For the big, significant fact is not that Paul asserted B, but that B is true, and that what he asserted is now and will forever be true and so is, in that sense, timeless. It is time-indifferent. To the extent that our attention is focused on the occurrence of events, utterances, or actions, to that extent we are distracted from issues of truth. Our attention is not on what is time-indifferent, but exclusively upon certain times, the times of the utterances or actions. There is a world of difference between the expressions ‘Paul wrote "Jesus Christ came into the world to save sinners" at such a time and place for such and such readers’, and Jesus Christ came into the world to save sinners.

When we focus on the truth of what Paul asserted, rather than the fact that he asserted it, or facts about the fact of his asserting it, are we abstracting? Is what Paul asserted, that Jesus Christ came into the world to save sinners, abstract? Clearly it is: it is abstracted from the original occurrence of the speech-act, the original assertion: it is the content of that assertion. We may not know the original setting of B. Does that stop us from presently asserting it? We may not have a notion about when the so-called Apostles' Creed was formulated. I certainly don't. Having abstracted this content, the fact of the matter that Jesus came into the world to save sinners, or was born of the virgin Mary, these assertions then becomes available for re-asserting.

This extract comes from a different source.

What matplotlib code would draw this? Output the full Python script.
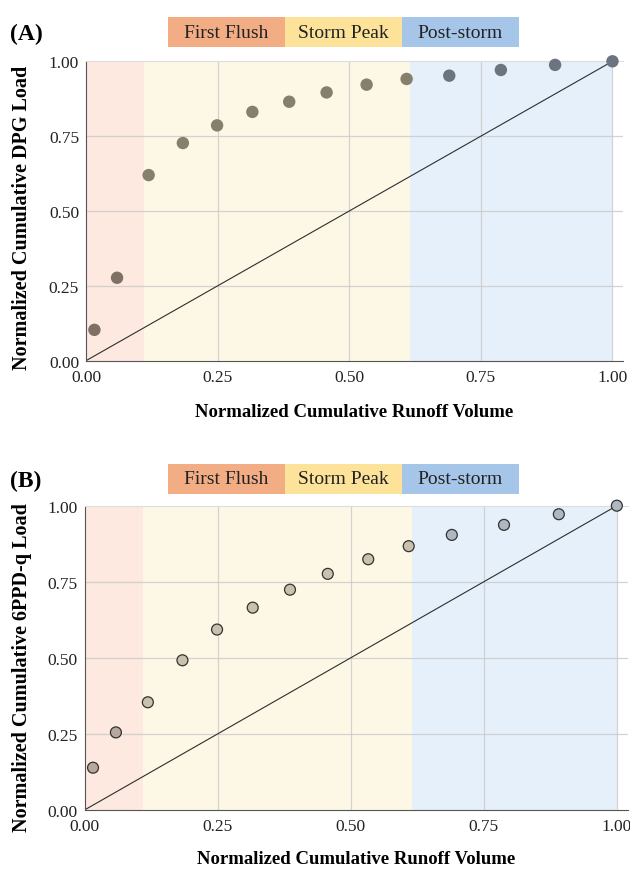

We can see from this that abstracting the cognitive content of the event from Paul’s assertion is not a failing. It is not a weakness of the idea of propositional truth that such truths are 'abstract'. Rather, their being abstract is a strength. It is necessary if we are to be in the position of considering the truth of such assertions, and of asserting them today and tomorrow. So they must be abstract. But is our abstracting of them an act of detachment? Are we, in abstracting them, and then confessing them, detaching ourselves from them? Are they then of merely theoretical interest? Whoever would think such a thing? Cannot one's conscience be bound to the word of God when one makes such affirmations?

The puzzle

Here’s what is puzzling. The critics of Berkhofianism, it seems, are not worrying about whether or not God is timelessly eternal, nor about whether he timelessly decrees everything that comes to pass. Or if they are worrying about these things, these worries are clearly separate matters from the question of the nature of divine revelation. They seem to be worrying about the idea that Berkhofianism is committed to the elimination of events from theology. But surely not. I dare to presume and hope that they are not worrying about the fact that the historical events which, Christians claim, are at the heart of their faith, expressed in credal formulae and in other such ways, are, once they are formulated, forever and so time-indifferently true. They are available for confession, for praise and worship and for much else, at any time.

So then, if we are agreed that about, what are those who are bothered about the connection between propositional revelation and timeless truth worrying about? Can anyone say?